### Exercise
Take the lines from the top down to and including the one with "66.4, 66.4, 66, 67.2, 68.2, 67, 60.8, 54.6, 63.9]" and repeat them exactly. Omit images.

### Stored data
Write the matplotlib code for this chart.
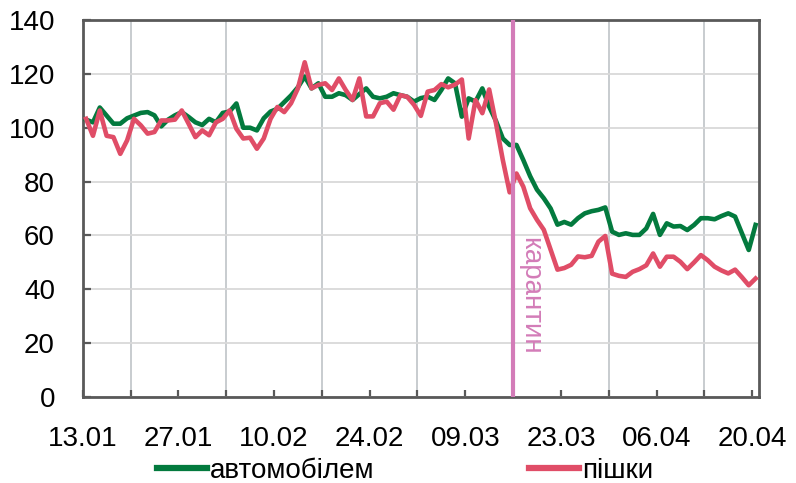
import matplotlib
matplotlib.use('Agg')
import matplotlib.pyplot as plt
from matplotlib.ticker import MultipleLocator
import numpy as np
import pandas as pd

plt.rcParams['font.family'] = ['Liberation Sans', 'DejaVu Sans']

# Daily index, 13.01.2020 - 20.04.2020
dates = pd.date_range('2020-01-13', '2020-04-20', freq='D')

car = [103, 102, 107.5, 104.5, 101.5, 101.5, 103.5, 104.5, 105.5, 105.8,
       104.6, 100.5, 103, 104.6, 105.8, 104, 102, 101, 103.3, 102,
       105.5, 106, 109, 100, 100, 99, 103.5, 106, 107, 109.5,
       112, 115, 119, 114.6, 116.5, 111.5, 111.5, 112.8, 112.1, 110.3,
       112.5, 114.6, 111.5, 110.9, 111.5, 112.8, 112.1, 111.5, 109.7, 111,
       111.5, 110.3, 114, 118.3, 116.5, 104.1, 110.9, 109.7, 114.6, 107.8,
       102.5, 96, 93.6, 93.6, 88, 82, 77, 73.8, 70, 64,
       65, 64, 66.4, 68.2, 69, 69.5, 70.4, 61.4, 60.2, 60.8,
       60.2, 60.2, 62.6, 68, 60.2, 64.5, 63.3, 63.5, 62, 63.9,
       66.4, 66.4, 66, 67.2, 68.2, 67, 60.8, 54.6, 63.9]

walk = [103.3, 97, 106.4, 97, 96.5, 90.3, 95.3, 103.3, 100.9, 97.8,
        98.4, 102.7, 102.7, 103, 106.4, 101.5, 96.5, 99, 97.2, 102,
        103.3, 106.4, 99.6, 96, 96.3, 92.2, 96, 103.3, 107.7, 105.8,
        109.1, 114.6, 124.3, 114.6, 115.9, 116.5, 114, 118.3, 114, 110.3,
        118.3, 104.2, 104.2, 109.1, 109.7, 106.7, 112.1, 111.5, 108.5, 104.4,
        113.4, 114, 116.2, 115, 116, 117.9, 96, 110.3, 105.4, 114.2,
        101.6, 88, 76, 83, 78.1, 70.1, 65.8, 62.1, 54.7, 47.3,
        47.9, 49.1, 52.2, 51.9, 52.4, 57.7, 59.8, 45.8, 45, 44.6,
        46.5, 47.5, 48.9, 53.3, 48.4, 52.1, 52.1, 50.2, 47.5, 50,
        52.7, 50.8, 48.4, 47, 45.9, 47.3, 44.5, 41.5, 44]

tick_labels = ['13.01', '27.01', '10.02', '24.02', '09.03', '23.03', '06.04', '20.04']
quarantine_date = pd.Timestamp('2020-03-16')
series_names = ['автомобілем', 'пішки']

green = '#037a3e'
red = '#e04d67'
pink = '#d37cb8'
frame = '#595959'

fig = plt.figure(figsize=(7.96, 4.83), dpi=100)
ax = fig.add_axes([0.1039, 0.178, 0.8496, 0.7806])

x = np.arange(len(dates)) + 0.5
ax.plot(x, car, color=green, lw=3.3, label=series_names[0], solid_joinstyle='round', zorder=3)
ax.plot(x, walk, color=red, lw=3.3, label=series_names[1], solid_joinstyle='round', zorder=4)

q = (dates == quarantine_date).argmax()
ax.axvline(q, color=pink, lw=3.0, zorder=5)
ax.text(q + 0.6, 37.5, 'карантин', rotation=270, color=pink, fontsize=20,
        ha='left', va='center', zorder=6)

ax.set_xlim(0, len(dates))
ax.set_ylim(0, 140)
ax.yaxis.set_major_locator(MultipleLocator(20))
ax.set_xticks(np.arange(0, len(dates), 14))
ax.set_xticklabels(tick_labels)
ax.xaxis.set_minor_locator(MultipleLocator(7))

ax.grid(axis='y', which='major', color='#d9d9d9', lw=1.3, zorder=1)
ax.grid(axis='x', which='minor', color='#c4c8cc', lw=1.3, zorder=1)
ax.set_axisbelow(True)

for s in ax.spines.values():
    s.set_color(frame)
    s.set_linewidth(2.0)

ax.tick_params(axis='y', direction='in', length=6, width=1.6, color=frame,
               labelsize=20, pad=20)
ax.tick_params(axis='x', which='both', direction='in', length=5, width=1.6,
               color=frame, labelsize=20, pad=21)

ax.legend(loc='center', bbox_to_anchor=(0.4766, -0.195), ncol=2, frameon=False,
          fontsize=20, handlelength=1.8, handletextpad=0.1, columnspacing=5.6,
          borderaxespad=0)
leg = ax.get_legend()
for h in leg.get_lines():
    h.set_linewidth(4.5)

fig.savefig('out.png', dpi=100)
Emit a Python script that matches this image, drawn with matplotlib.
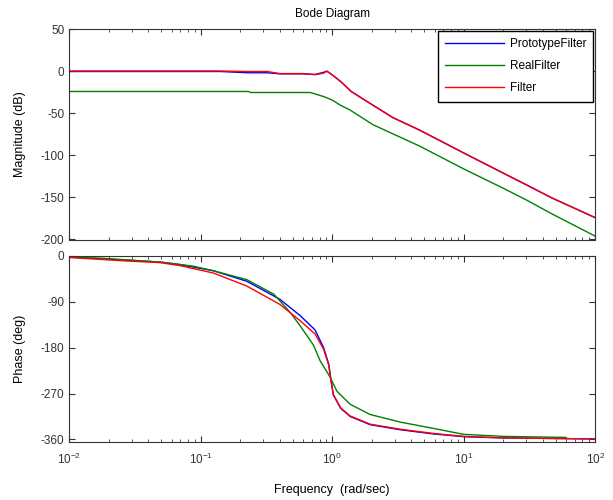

### Expected output
Write the matplotlib code for this chart.
import matplotlib
matplotlib.use('Agg')
import matplotlib.pyplot as plt
from matplotlib.ticker import MultipleLocator
import numpy as np
import pandas as pd

plt.rcParams['font.family'] = ['Liberation Sans', 'DejaVu Sans']

# Daily index, 13.01.2020 - 20.04.2020
dates = pd.date_range('2020-01-13', '2020-04-20', freq='D')

car = [103, 102, 107.5, 104.5, 101.5, 101.5, 103.5, 104.5, 105.5, 105.8,
       104.6, 100.5, 103, 104.6, 105.8, 104, 102, 101, 103.3, 102,
       105.5, 106, 109, 100, 100, 99, 103.5, 106, 107, 109.5,
       112, 115, 119, 114.6, 116.5, 111.5, 111.5, 112.8, 112.1, 110.3,
       112.5, 114.6, 111.5, 110.9, 111.5, 112.8, 112.1, 111.5, 109.7, 111,
       111.5, 110.3, 114, 118.3, 116.5, 104.1, 110.9, 109.7, 114.6, 107.8,
       102.5, 96, 93.6, 93.6, 88, 82, 77, 73.8, 70, 64,
       65, 64, 66.4, 68.2, 69, 69.5, 70.4, 61.4, 60.2, 60.8,
       60.2, 60.2, 62.6, 68, 60.2, 64.5, 63.3, 63.5, 62, 63.9,
       66.4, 66.4, 66, 67.2, 68.2, 67, 60.8, 54.6, 63.9]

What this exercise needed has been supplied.